Show all lines holding "this".

+++ INPUT RECORDS +++

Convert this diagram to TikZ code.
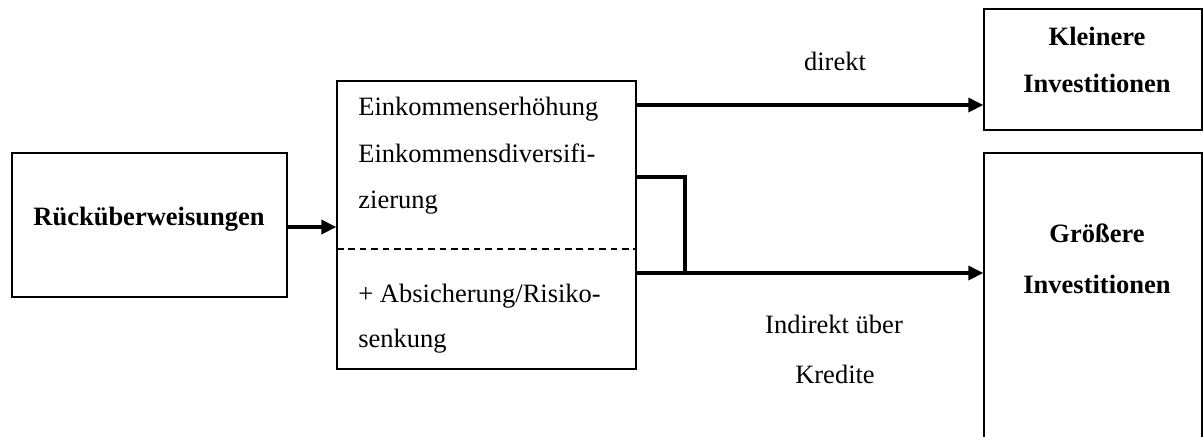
\documentclass[tikz,border=0pt]{standalone}
\usepackage{fontspec}
\setmainfont{Liberation Serif}
\usetikzlibrary{arrows.meta,fit}
\begin{document}
\begin{tikzpicture}[x=0.5pt,y=-0.5pt,
  box/.style={draw,line width=0.65pt,inner sep=0pt},
  arr/.style={line width=1.65pt,-{Triangle[length=7.5pt,width=7pt]}},
  conn/.style={line width=1.65pt},
  txt/.style={inner sep=0pt,font=\fontsize{13.25}{16}\selectfont},
  btxt/.style={txt,font=\fontsize{13.25}{16}\selectfont\bfseries}]
\useasboundingbox (0,0) rectangle (1203,436);
% boxes
\node[box,fit={(12,153)(287,297)}] (rue) {};
\node[box,fit={(337,81)(636,369)}] (mid) {};
\node[box,fit={(984,9)(1202,130)}] (klein) {};
\node[box,fit={(984,153)(1202,470)}] (gross) {};
% dashed divider
\coordinate (d1) at (337,249);
\draw[dashed,line width=0.65pt,dash pattern=on 3.3pt off 2.4pt] (d1) -- (d1 -| mid.east);
% texts
\node[btxt,anchor=base] (true) at (149,225) {Rücküberweisungen};
\node[txt,anchor=base west] (m1) at (358,115) {Einkommenserhöhung};
\node[txt,anchor=base west] (m2) at (358,162) {Einkommensdiversifi-};
\node[txt,anchor=base west] (m3) at (358,208) {zierung};
\node[txt,anchor=base west] (m4) at (358,302) {+ Absicherung/Risiko-};
\node[txt,anchor=base west] (m5) at (358,347) {senkung};
\node[btxt,anchor=base] (k1) at (1097,45) {Kleinere};
\node[btxt,anchor=base] (k2) at (1097,92) {Investitionen};
\node[btxt,anchor=base] (g1) at (1097,242) {Größere};
\node[btxt,anchor=base] (g2) at (1097,293) {Investitionen};
\node[txt,anchor=base] (ldir) at (835,70) {direkt};
\node[txt,anchor=base] (lind1) at (834,333) {Indirekt über};
\node[txt,anchor=base] (lind2) at (835,383) {Kredite};
% connectors
\coordinate (r1) at (287,227);
\draw[arr] (r1) -- (r1 -| mid.west);
\coordinate (a1) at (636,105);
\draw[arr] (a1) -- (a1 -| klein.west);
\coordinate (b0) at (636,177);
\coordinate (bk) at (685,177);
\coordinate (bj) at (685,273);
\coordinate (b1) at (636,273);
\draw[conn] (b0) -- (bk) -- (bj);
\draw[arr] (b1) -- (b1 -| gross.west);
\end{tikzpicture}
\end{document}
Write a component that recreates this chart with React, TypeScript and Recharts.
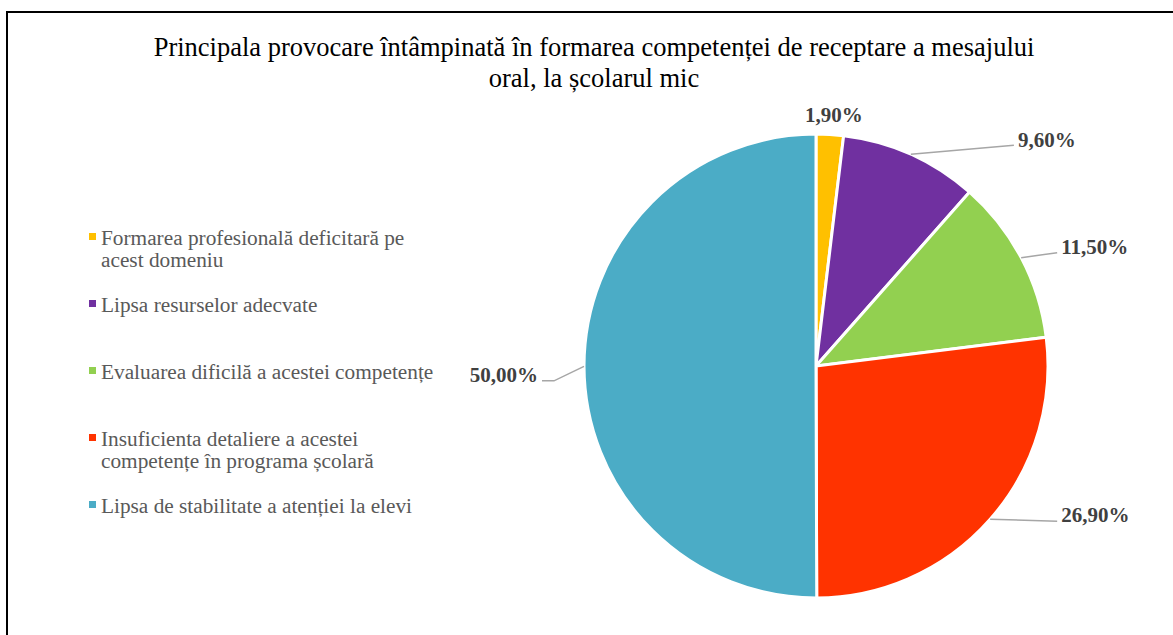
import React from 'react';
import { PieChart, Pie, Cell, Legend } from 'recharts';

const categories = [
  'Formarea profesională deficitară pe acest domeniu',
  'Lipsa resurselor adecvate',
  'Evaluarea dificilă a acestei competențe',
  'Insuficienta detaliere a acestei competențe în programa școlară',
  'Lipsa de stabilitate a atenției la elevi',
];
const legendLines = [
  ['Formarea profesională deficitară pe', 'acest domeniu'],
  ['Lipsa resurselor adecvate'],
  ['Evaluarea dificilă a acestei competențe'],
  ['Insuficienta detaliere a acestei', 'competențe în programa școlară'],
  ['Lipsa de stabilitate a atenției la elevi'],
];
const values = [1.9, 9.6, 11.5, 26.9, 50.0];
const valueLabels = ['1,90%', '9,60%', '11,50%', '26,90%', '50,00%'];
const colors = ['#FFC000', '#7030A0', '#92D050', '#FF3300', '#4BACC6'];
const titleLines = [
  'Principala provocare întâmpinată în formarea competenței de receptare a mesajului',
  'oral, la școlarul mic',
];

const data = categories.map((name, i) => ({ name, value: values[i] }));

// layout of labels relative to the slice's outer edge point
const labelLayout: { line: number[][]; dx: number; dy: number; anchor: 'start' | 'middle' | 'end' }[] = [
  { line: [], dx: 4, dy: -12, anchor: 'middle' },
  { line: [[103, -9]], dx: 107, dy: -7, anchor: 'start' },
  { line: [[36, -5]], dx: 40, dy: -4, anchor: 'start' },
  { line: [[67, 2]], dx: 71, dy: 3, anchor: 'start' },
  { line: [[-30, 14.5], [-42, 14.5]], dx: -46, dy: 15.5, anchor: 'end' },
];

const FONT = '"Liberation Serif", "Times New Roman", serif';

const renderLabel = (props: any) => {
  const { cx, cy, midAngle, outerRadius, index } = props;
  const rad = (-midAngle * Math.PI) / 180;
  const ex = cx + outerRadius * Math.cos(rad);
  const ey = cy + outerRadius * Math.sin(rad);
  const lay = labelLayout[index];
  const pts = [[ex, ey], ...lay.line.map(([dx, dy]) => [ex + dx, ey + dy])];
  return (
    <g key={`lbl-${index}`}>
      {lay.line.length > 0 && (
        <polyline
          points={pts.map((p) => p.join(',')).join(' ')}
          fill="none"
          stroke="#A6A6A6"
          strokeWidth={1.5}
        />
      )}
      <text
        x={ex + lay.dx}
        y={ey + lay.dy}
        textAnchor={lay.anchor}
        fontFamily={FONT}
        fontSize={21}
        fontWeight="bold"
        fill="#404040"
      >
        {valueLabels[index]}
      </text>
    </g>
  );
};

const renderLegend = () => (
  <div style={{ fontFamily: FONT, fontSize: 21.3, color: '#595959' }}>
    {legendLines.map((lines, i) => (
      <div key={i} style={{ position: 'relative', height: 67, paddingLeft: 21 }}>
        <div
          style={{
            position: 'absolute',
            left: 9,
            top: 6,
            width: 7,
            height: 7,
            background: colors[i],
          }}
        />
        {lines.map((l, j) => (
          <div key={j} style={{ lineHeight: '22px', whiteSpace: 'nowrap' }}>
            {l}
          </div>
        ))}
      </div>
    ))}
  </div>
);

export default function App() {
  return (
    <div
      style={{
        position: 'fixed',
        left: 0,
        top: 0,
        width: 1173,
        height: 635,
        overflow: 'hidden',
        background: '#fff',
      }}
    >
      <div
        style={{
          position: 'absolute',
          left: 6,
          top: 11,
          width: 1200,
          height: 700,
          border: '2px solid #000',
        }}
      />
      <div
        style={{
          position: 'absolute',
          left: 44,
          width: 1100,
          top: 32,
          textAlign: 'center',
          fontFamily: FONT,
          fontSize: 26.5,
          lineHeight: '31px',
          color: '#000',
        }}
      >
        {titleLines.map((t, i) => (
          <div key={i} style={{ whiteSpace: 'nowrap' }}>{t}</div>
        ))}
      </div>
      <div style={{ position: 'absolute', left: 0, top: 0 }}>
        <PieChart width={1173} height={635} margin={{ top: 0, right: 0, bottom: 0, left: 0 }}>
          <Legend
            content={renderLegend}
            layout="vertical"
            wrapperStyle={{ position: 'absolute', left: 80, top: 227, width: 400 }}
          />
          <Pie
            data={data}
            dataKey="value"
            nameKey="name"
            cx={816}
            cy={366}
            outerRadius={232}
            startAngle={90}
            endAngle={-270}
            stroke="#FFFFFF"
            strokeWidth={3}
            label={renderLabel}
            labelLine={false}
            isAnimationActive={false}
          >
            {data.map((d, i) => (
              <Cell key={d.name} fill={colors[i]} />
            ))}
          </Pie>
        </PieChart>
      </div>
    </div>
  );
}
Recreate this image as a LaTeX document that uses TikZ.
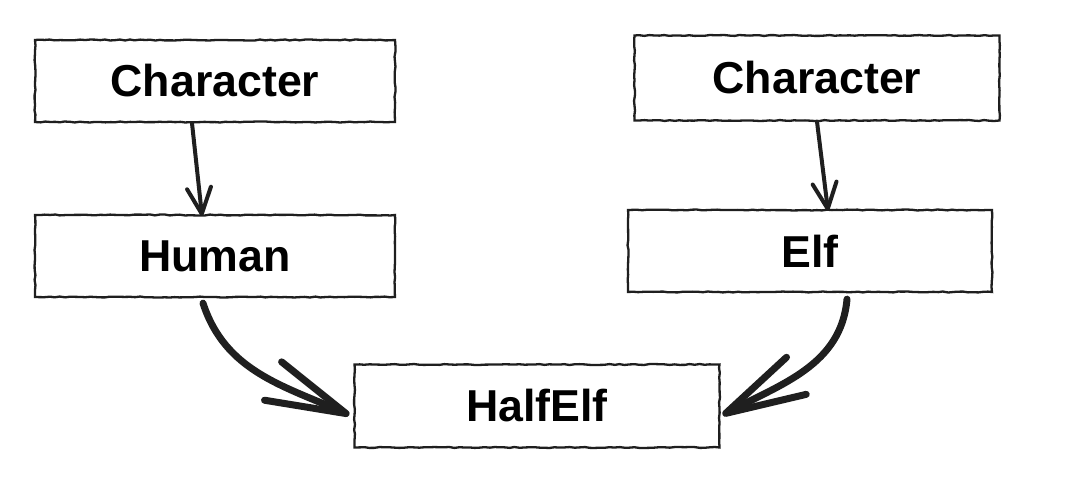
\documentclass[tikz,border=0pt]{standalone}
\usepackage{fontspec}
\setmainfont{Liberation Sans}
\usetikzlibrary{arrows.meta,decorations.pathmorphing}

\begin{document}
\begin{tikzpicture}[x=1pt,y=1pt,
    classbox/.style={draw=black!88, line width=2.3pt,
        decorate, decoration={random steps, segment length=5pt, amplitude=0.5pt},
        minimum width=360pt, minimum height=82pt, inner sep=0pt,
        font=\fontsize{44.7}{50}\selectfont\bfseries},
    inherit/.style={draw=black!88, line width=4pt, line cap=round,
        -{Straight Barb[round, length=26pt, width=24pt, line width=4pt]}},
    mergearrow/.style={draw=black!88, line width=7pt, line cap=round,
        -{Straight Barb[round, length=80pt, width=42pt, line width=7pt]}}]
    \useasboundingbox (0,0) rectangle (1081,488);
    \node[classbox] (charL) at (215,407) {Character};
    \node[classbox] (human) at (215,232) {Human};
    \node[classbox, minimum width=365pt, minimum height=85pt] (charR) at (817,410) {Character};
    \node[classbox, minimum width=364pt] (elf) at (810,237) {Elf};
    \node[classbox, minimum width=365pt, minimum height=83pt] (halfelf) at (537,82) {HalfElf};
    % straight inheritance arrows
    \draw[inherit] ([xshift=-23pt]charL.south) -- ([xshift=-13pt,yshift=-2pt]human.north);
    \draw[inherit] (charR.south) -- ([xshift=18pt,yshift=-2pt]elf.north);
    % curved ones into HalfElf
    \draw[mergearrow] ([xshift=-12pt,yshift=-5pt]human.south) to[out=-72,in=156] ([xshift=-4pt,yshift=-9pt]halfelf.west);
    \draw[mergearrow] ([xshift=37pt,yshift=-6pt]elf.south) to[out=-95,in=28] ([xshift=2pt,yshift=-9pt]halfelf.east);
\end{tikzpicture}
\end{document}
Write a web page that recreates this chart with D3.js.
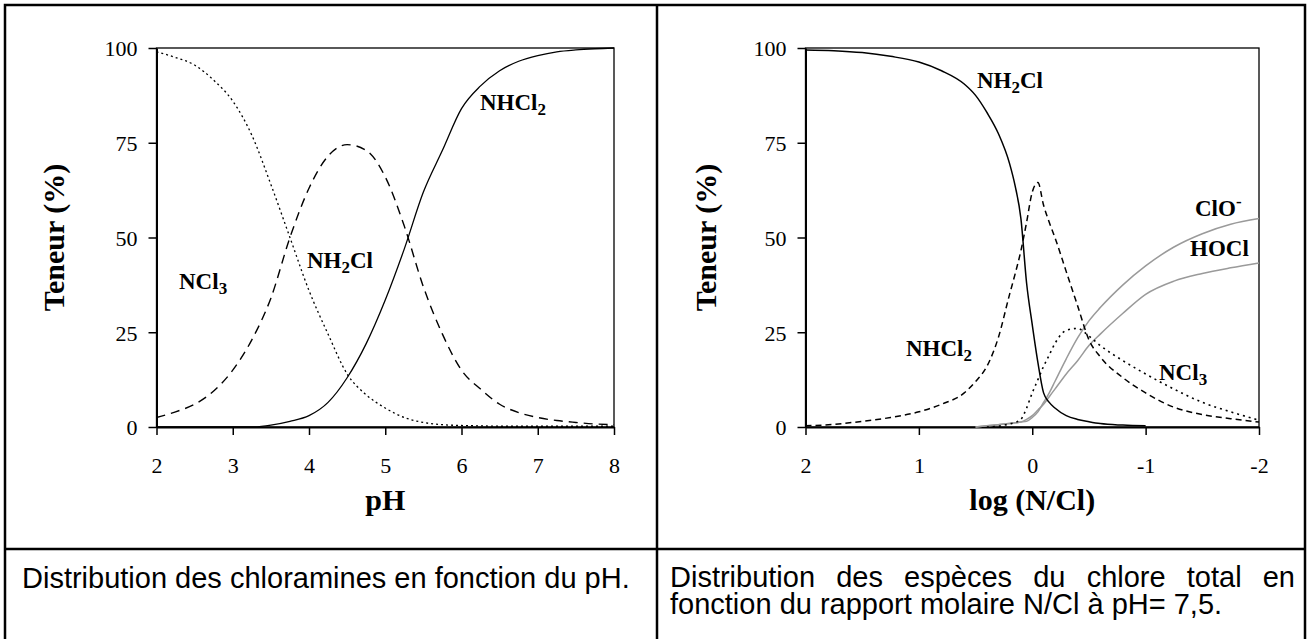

+++

RESULT BELOW:
Convert this diagram to TikZ code.
Write a component that recreates this chart with React, TypeScript and Recharts.
Recreate this image as a LaTeX document that uses TikZ.
Write a web page that recreates this chart with D3.js.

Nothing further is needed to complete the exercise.